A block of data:
★ ★ ★ ★ ★ ★ ★

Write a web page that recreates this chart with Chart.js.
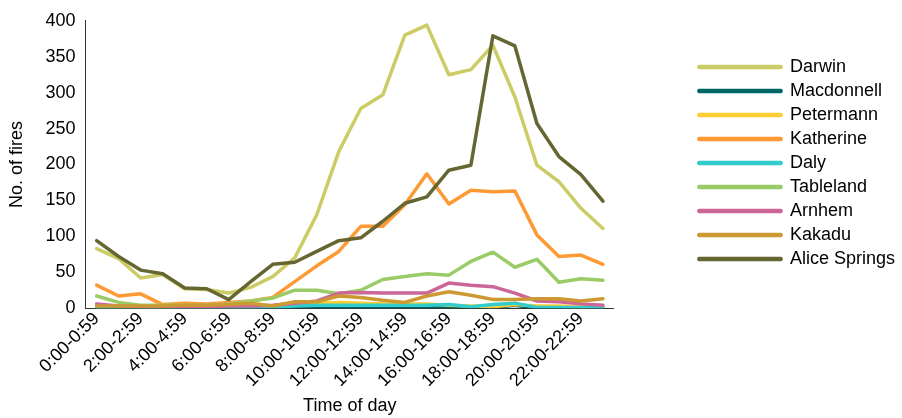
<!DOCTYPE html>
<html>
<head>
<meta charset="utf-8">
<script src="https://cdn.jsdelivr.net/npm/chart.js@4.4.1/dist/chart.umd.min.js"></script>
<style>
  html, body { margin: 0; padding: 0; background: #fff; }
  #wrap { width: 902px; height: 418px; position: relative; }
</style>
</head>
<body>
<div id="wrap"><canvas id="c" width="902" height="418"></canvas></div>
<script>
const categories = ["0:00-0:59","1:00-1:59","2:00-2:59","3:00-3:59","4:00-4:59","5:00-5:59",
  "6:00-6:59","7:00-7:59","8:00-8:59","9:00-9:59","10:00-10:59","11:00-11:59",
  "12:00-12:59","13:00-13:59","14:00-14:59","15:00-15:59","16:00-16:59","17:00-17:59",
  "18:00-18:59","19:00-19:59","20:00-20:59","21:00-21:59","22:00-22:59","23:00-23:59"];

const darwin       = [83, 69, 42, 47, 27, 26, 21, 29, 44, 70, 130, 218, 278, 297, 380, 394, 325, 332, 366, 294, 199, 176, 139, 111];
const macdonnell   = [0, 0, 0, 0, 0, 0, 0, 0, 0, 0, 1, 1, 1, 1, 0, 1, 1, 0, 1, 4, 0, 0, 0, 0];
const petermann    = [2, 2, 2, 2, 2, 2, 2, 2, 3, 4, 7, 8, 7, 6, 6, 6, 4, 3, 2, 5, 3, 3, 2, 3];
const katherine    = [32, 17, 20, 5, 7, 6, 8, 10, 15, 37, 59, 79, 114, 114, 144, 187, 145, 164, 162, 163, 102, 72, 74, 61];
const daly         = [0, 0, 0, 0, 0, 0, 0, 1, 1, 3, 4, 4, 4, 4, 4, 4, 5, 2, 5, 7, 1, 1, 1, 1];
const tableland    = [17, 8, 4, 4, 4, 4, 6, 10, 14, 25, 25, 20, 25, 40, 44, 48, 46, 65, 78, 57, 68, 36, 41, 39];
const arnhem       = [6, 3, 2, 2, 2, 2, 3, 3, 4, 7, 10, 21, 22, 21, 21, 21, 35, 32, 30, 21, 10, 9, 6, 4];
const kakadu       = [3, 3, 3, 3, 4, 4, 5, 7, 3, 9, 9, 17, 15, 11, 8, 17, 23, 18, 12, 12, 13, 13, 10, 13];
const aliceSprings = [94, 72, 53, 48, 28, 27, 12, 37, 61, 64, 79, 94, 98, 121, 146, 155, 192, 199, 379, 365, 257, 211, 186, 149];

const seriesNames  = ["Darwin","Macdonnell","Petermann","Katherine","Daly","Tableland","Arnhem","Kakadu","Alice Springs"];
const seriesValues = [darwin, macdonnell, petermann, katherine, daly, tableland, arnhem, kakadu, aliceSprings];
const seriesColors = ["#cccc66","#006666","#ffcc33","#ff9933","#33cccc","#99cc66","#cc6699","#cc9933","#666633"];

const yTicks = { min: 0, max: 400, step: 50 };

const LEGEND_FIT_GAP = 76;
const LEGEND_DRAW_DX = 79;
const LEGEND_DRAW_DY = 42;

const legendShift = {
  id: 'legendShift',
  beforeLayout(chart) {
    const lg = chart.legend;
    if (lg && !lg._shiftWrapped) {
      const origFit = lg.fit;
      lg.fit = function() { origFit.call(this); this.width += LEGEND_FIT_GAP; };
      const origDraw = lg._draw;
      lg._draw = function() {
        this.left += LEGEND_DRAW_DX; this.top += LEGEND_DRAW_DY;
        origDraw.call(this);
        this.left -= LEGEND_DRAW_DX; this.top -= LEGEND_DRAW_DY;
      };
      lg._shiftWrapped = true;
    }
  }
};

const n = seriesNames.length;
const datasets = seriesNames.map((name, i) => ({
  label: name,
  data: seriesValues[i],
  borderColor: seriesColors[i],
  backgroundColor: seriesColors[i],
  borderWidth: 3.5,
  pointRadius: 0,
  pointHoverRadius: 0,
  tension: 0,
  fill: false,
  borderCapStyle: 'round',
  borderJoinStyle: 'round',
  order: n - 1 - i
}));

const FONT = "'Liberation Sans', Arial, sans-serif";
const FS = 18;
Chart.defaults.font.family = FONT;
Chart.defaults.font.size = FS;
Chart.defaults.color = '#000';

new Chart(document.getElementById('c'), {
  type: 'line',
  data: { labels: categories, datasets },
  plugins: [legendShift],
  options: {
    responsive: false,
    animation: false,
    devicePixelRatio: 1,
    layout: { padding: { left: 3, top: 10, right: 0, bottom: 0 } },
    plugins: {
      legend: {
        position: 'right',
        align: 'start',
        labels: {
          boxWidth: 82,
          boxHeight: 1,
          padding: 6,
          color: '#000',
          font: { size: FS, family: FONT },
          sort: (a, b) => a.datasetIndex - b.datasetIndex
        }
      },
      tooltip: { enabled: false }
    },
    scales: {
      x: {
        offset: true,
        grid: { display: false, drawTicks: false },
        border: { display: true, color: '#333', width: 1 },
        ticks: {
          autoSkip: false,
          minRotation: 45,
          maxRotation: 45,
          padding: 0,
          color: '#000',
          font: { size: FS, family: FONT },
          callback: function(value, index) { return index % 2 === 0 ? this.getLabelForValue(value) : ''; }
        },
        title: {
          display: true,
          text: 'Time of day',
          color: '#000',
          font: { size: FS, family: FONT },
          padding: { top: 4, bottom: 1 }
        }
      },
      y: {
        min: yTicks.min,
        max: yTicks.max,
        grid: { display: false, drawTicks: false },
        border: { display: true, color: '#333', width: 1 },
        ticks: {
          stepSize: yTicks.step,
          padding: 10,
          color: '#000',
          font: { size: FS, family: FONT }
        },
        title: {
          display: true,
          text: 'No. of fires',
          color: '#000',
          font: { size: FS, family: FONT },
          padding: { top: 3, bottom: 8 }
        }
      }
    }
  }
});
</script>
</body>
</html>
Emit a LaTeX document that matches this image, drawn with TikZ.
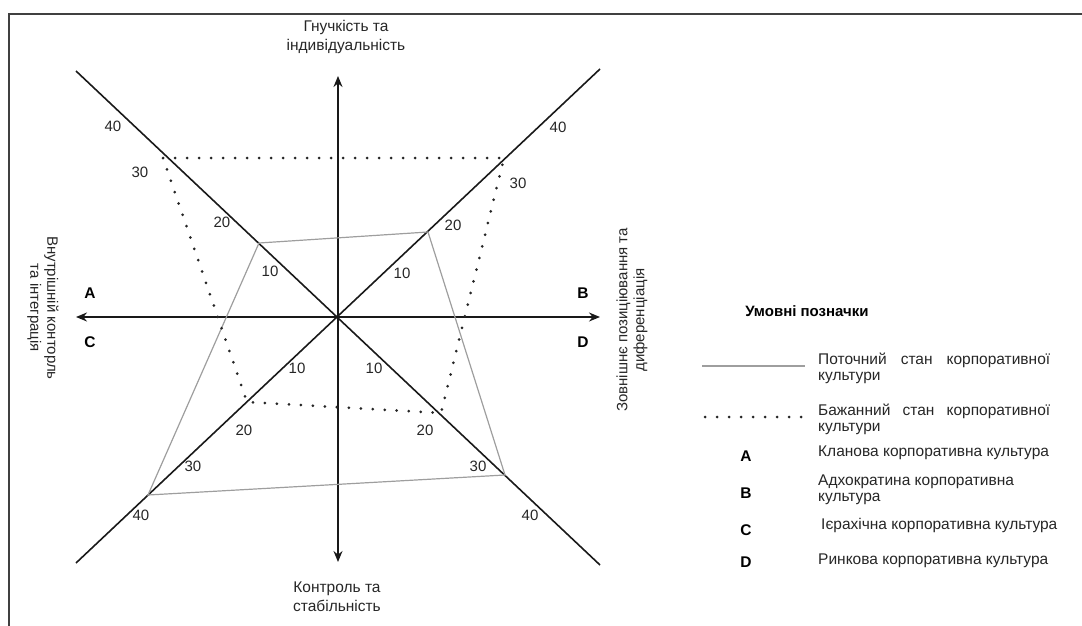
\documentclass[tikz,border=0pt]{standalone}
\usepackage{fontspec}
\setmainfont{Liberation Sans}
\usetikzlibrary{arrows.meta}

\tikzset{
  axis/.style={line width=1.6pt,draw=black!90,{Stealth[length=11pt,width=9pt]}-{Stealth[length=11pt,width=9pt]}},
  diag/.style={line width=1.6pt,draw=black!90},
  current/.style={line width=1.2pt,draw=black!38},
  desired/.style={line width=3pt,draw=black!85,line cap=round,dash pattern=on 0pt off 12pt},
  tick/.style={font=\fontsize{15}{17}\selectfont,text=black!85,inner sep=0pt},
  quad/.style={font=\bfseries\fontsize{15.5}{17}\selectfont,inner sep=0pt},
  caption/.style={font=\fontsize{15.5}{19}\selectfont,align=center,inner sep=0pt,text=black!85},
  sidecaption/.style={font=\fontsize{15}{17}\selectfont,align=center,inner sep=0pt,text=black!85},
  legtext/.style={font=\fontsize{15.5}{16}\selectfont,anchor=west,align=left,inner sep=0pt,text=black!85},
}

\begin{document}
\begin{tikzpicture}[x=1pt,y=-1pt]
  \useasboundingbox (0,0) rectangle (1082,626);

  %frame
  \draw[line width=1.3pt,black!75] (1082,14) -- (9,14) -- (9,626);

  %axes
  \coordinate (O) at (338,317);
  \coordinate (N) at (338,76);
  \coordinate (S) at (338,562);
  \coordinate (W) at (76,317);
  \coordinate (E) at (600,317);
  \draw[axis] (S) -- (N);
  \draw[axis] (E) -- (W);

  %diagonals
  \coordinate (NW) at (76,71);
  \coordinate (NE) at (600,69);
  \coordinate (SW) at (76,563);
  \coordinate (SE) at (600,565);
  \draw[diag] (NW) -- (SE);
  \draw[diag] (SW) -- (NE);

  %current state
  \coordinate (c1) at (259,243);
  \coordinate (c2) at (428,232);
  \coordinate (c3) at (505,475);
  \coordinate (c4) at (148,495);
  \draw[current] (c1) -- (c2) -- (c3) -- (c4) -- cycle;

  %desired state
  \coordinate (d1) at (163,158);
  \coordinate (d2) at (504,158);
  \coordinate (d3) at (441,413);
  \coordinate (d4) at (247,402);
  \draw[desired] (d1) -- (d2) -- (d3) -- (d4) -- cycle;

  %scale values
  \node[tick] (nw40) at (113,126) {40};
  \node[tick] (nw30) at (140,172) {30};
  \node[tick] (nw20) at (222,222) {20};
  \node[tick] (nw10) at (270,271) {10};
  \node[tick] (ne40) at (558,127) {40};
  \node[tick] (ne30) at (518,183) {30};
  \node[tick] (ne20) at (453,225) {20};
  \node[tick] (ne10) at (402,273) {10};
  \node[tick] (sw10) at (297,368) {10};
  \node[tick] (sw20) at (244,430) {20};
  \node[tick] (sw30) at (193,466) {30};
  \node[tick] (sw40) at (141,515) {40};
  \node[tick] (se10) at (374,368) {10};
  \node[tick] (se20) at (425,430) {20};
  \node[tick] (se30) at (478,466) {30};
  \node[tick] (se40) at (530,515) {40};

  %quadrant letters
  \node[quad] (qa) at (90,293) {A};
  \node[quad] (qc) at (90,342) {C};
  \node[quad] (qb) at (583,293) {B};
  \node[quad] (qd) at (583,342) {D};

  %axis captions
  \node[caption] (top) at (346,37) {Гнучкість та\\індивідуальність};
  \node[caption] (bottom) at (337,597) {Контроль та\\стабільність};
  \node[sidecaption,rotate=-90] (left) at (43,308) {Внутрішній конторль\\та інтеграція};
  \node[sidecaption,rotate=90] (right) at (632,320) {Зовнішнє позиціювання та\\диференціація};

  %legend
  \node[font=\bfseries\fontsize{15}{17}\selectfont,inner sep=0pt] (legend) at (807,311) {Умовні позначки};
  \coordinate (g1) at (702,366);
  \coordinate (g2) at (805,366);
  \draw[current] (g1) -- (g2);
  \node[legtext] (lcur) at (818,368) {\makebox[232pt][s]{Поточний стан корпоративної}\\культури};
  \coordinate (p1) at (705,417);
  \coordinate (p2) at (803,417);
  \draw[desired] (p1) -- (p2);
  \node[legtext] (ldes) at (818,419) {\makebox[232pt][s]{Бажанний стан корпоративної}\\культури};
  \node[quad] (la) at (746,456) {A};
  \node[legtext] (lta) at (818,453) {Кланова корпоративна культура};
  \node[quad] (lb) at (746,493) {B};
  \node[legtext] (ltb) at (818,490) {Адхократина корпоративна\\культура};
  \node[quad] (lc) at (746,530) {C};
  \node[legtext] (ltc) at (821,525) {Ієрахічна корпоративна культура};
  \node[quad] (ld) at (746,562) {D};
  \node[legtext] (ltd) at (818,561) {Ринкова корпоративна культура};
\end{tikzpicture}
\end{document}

★ ★ ★ ★ ★ ★ ★

Check every line of the material for the string "this" and give the number of lines that have it, without anything else.

7